Goddard, Cliff, & Wierzbicka, Anna (1998). Language, culture and meaning: Cross-cultural semantics. In René Dirven, & Marjolijn Verspoor (Eds.), Cognitive exploration of language and linguistics (pp. 137-159). Amsterdam: John Benjamins.
2nd ed.:
Goddard, Cliff, & Wierzbicka, Anna (2004). Language, culture and meaning: Cross-cultural semantics. In René Dirven, & Marjolijn Verspoor (Eds.), Cognitive exploration of language and linguistics. Second revised edition (pp. 127-148). Amsterdam: John Benjamins.
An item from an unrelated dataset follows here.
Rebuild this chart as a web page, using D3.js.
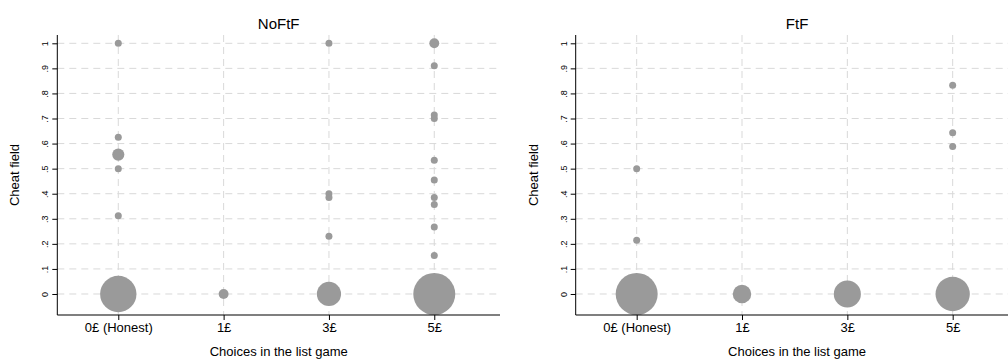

This chapter looks into cross-linguistic semantic differences in a systematic way. We present a method for pinpointing semantic distinctions and for exploring their cultural relevance. A key question is whether differences in linguistic conceptualization play a central role in language and thought or whether they are rather marginal. Both positions have been advocated. The first is known as linguistic relativity, in its extreme form as linguistic determinism. The second is known as universalism and holds that all people all over the world basically think in the same way. This chapter proposes a compromise between the extremes: Most linguistic concepts are indeed language-specific, but there is also a small number of universal linguistic concepts which occur in all languages. These universal concepts can be used as a “neutral” basis for paraphrasing the huge variety of language-specific and culture-specific concepts in the languages of the world. This is illustrated firstly for lexical concepts, then for grammatical concepts, and finally for the cultural norms of behaviour which underlie people’s behaviour in different cultures.